■ Task statement ■
Start at the line containing "Recreate this image", stop at the line containing "ha='center', va='center', fontsize=15.5, color='#222222')", and please reproduce every line in between, both ends included, without pictures.

■ Exercise inputs ■
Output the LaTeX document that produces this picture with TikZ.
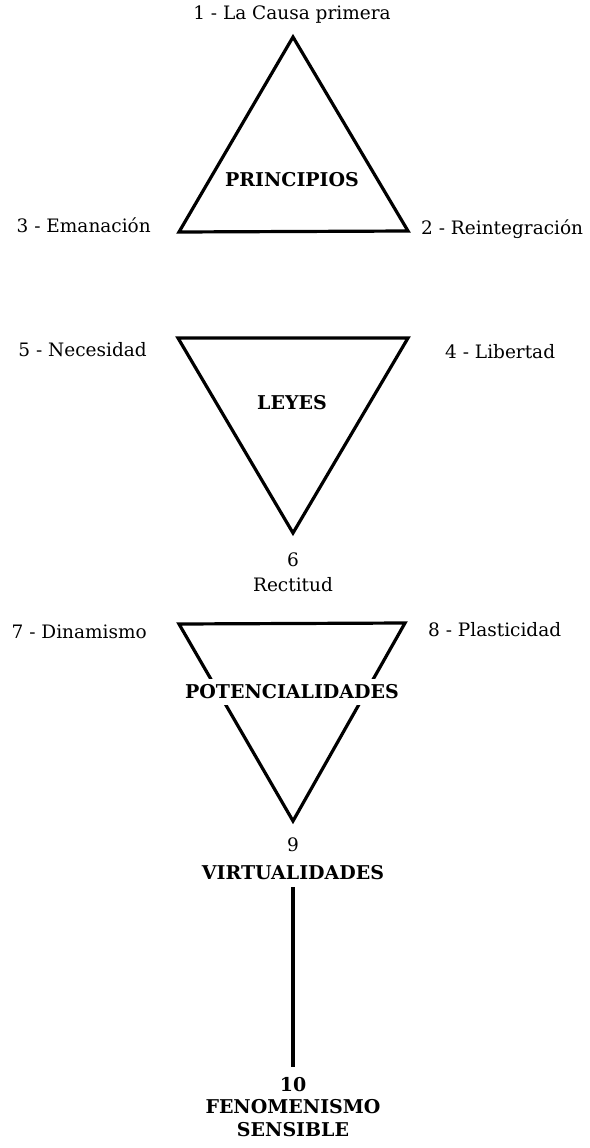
* * *
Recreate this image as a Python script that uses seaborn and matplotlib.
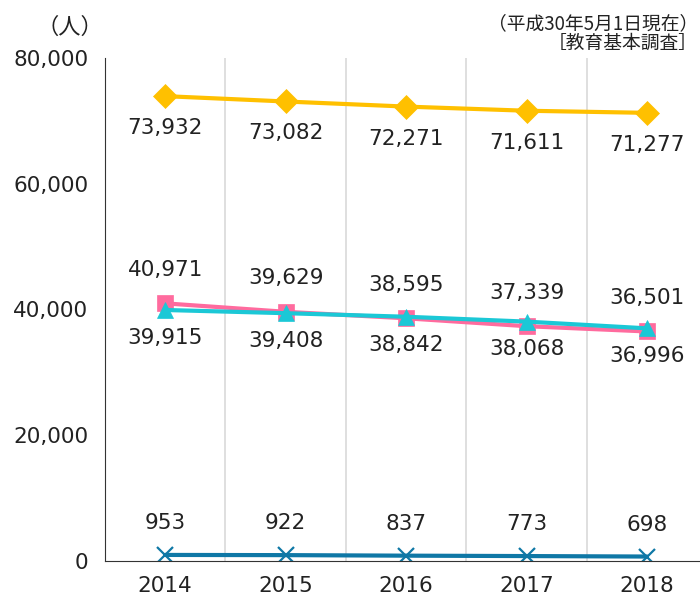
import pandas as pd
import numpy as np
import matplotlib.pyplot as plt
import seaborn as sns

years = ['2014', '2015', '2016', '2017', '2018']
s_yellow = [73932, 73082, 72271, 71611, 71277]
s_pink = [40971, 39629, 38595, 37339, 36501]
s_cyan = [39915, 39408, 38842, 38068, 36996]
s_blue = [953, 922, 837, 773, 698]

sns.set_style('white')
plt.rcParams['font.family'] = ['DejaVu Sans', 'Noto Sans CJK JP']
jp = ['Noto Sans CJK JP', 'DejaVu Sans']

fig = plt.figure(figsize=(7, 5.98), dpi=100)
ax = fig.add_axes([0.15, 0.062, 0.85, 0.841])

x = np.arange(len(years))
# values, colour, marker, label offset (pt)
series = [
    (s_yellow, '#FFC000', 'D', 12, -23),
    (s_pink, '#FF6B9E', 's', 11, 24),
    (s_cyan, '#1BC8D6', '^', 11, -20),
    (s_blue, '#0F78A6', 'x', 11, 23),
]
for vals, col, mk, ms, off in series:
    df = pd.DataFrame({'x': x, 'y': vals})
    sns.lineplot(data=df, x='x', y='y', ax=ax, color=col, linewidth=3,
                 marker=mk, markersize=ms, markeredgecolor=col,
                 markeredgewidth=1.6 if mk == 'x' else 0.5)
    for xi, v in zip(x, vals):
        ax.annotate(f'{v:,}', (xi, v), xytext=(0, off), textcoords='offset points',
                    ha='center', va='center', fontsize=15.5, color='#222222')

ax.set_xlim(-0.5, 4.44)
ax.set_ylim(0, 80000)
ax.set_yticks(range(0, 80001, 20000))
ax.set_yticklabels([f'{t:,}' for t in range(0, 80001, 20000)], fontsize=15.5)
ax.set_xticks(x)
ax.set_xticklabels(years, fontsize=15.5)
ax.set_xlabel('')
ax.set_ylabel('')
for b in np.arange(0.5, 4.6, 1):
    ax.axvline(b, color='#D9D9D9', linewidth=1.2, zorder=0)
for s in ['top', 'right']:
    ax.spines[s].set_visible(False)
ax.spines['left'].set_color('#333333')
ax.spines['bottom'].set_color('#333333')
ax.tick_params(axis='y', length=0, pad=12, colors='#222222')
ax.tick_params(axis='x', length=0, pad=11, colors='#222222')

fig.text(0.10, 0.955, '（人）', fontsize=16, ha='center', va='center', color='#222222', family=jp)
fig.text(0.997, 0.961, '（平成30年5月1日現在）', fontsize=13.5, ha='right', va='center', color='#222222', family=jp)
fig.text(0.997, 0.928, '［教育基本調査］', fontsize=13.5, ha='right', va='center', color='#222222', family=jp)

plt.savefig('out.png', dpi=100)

■ Reply to the exercise ■
Recreate this image as a Python script that uses seaborn and matplotlib.
import pandas as pd
import numpy as np
import matplotlib.pyplot as plt
import seaborn as sns

years = ['2014', '2015', '2016', '2017', '2018']
s_yellow = [73932, 73082, 72271, 71611, 71277]
s_pink = [40971, 39629, 38595, 37339, 36501]
s_cyan = [39915, 39408, 38842, 38068, 36996]
s_blue = [953, 922, 837, 773, 698]

sns.set_style('white')
plt.rcParams['font.family'] = ['DejaVu Sans', 'Noto Sans CJK JP']
jp = ['Noto Sans CJK JP', 'DejaVu Sans']

fig = plt.figure(figsize=(7, 5.98), dpi=100)
ax = fig.add_axes([0.15, 0.062, 0.85, 0.841])

x = np.arange(len(years))
# values, colour, marker, label offset (pt)
series = [
    (s_yellow, '#FFC000', 'D', 12, -23),
    (s_pink, '#FF6B9E', 's', 11, 24),
    (s_cyan, '#1BC8D6', '^', 11, -20),
    (s_blue, '#0F78A6', 'x', 11, 23),
]
for vals, col, mk, ms, off in series:
    df = pd.DataFrame({'x': x, 'y': vals})
    sns.lineplot(data=df, x='x', y='y', ax=ax, color=col, linewidth=3,
                 marker=mk, markersize=ms, markeredgecolor=col,
                 markeredgewidth=1.6 if mk == 'x' else 0.5)
    for xi, v in zip(x, vals):
        ax.annotate(f'{v:,}', (xi, v), xytext=(0, off), textcoords='offset points',
                    ha='center', va='center', fontsize=15.5, color='#222222')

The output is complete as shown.